Малаховка в те годы была не просто поселком, это был настоящий красивый город под Москвой, как Кунцево или Загорск: здесь стояли деревянный дореволюционный театр, где теперь крутили фильмы, дом культуры с библиотекой, деревянная же синагога и каменная кирха, несколько церквей, огромный рынок, с прекрасными молочными продуктами и свежим мясом, прекрасные деревянные особняки, которые не прекратили строить и после революции, теперь уже для наркомов и академиков, близость ЦАГИ, самолетного института и аэродрома подчеркивала всю важность места, черные машины только и сновали по шоссе мимо станции, по вечерам нарядно одетые дамы ходили в кинотеатр, по утрам – под кружевными зонтиками на речку и за молоком, няни волокли коляски с детьми, болтали, встретившись возле рынка, о ценах и продуктах. Отсюда начинались эти чудные сосновые леса, бесконечные, светлые и пахнущие смолой, эти прекрасные черные торфяные озера, эти милые уютные дачи, тут все было так славно, свежо, Даня отмечал это про себя каждый раз, когда приезжал в Малаховку к Моне, чтобы навестить. Единственное, что немного настораживало, это то, что здесь в Малаховке как бы отсутствовала власть, по крайней мере, так ему показалось, один постовой на весь поселок, пара милиционеров в карауле у железнодорожной станции, это в лучшем случае, любой злодей здесь мог легко скрыться, залечь на дно, уйти в тень, раствориться, исчезнуть, за каждым сараем пряталась тень вредителей и контрреволюционеров, на каждом чердаке сидел призрак, одиночество здесь было благотворно днем и страшновато ночью, но именно поэтому он и приехал сюда, к младшему брату Моне, чтобы исчезнуть, не навсегда, но на какое-то время, к больному брату, и брат обнимал его, неуклюже целовал в щеку, ведь Моня прекрасно знал, зачем он сюда, он понимал, что это серьезно, он был даже рад, что это так внезапно случилось и что теперь он будет не один, пусть какое-то время, но не один, а то, что Милю арестовали, он тоже знал, но не удивлялся, он читал газеты, каждый день читал газеты, он знал, что это неизбежно, каким-то своим странным умом, но он знал.

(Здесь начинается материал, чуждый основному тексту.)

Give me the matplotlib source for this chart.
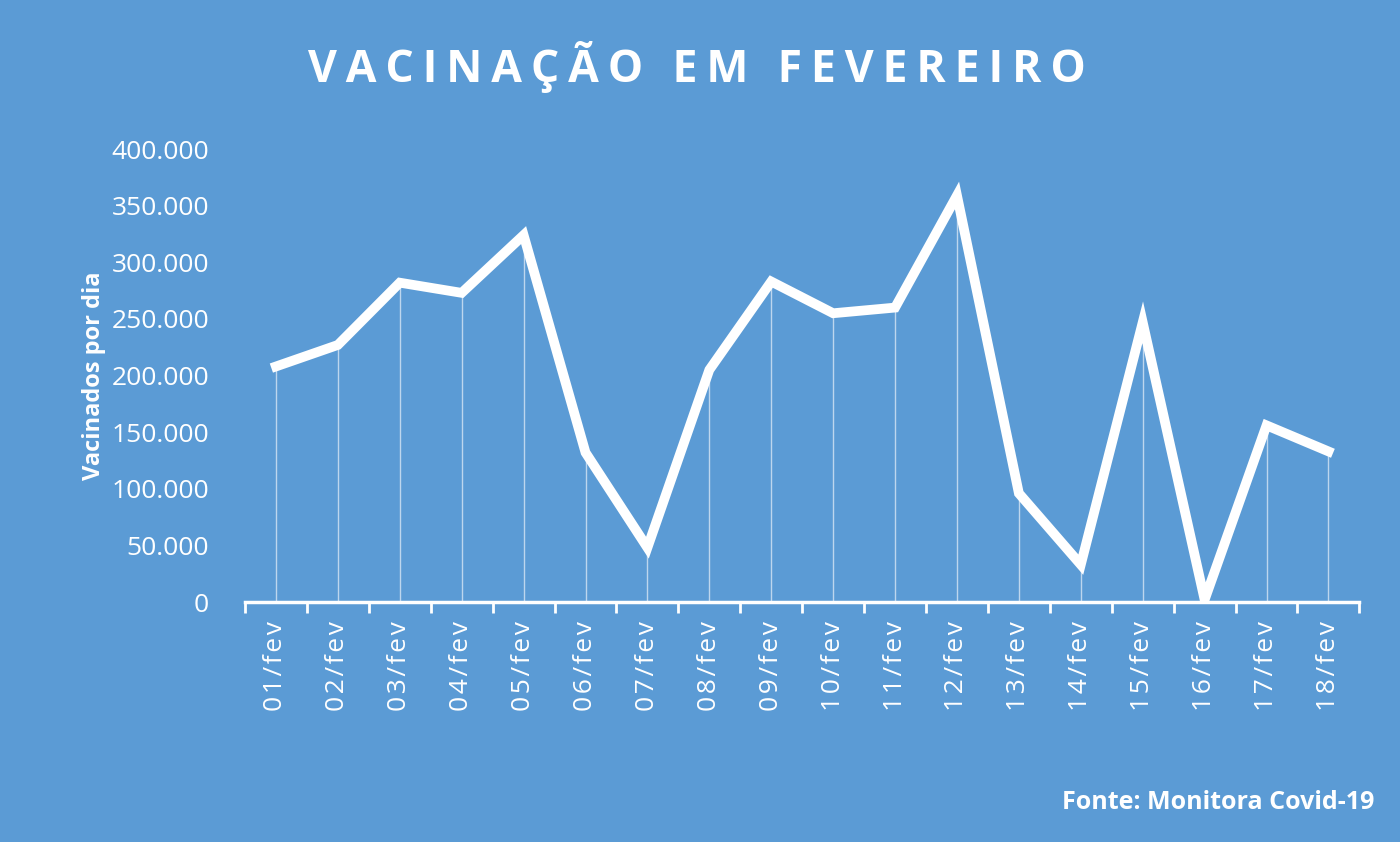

Рано утром Моня уходил на работу. На столе, на нагревшейся от солнца клеенке он оставлял завтрак – обычно это была сухая, немного передержанная гречневая каша и вчерашнее молоко в холодном стакане. Даня выливал молоко в еще теплую кашу, ставил чайник на плиту и медленно, подробно жевал гречку с молоком и с сахаром, пока чайник начинал тихо шуметь, потом гудеть, а потом свистеть. Он тихо включал радио и медленно-медленно, не пропуская ни одного слова, читал оставленные Моней вчерашние газеты. Брюссельский конкурс доказал не только превосходство советской музыкальной культуры, но и превосходство советских методов воспитания молодежи. Дальнейшее увеличение потолка современных самолетов задерживается из-за отсутствия специальных скафандров для летчиков. Несмотря на настояния матери и врачей, Павлова отказалась указать лицо, производившее аборт, и так и умерла, унеся с собой эту тайну.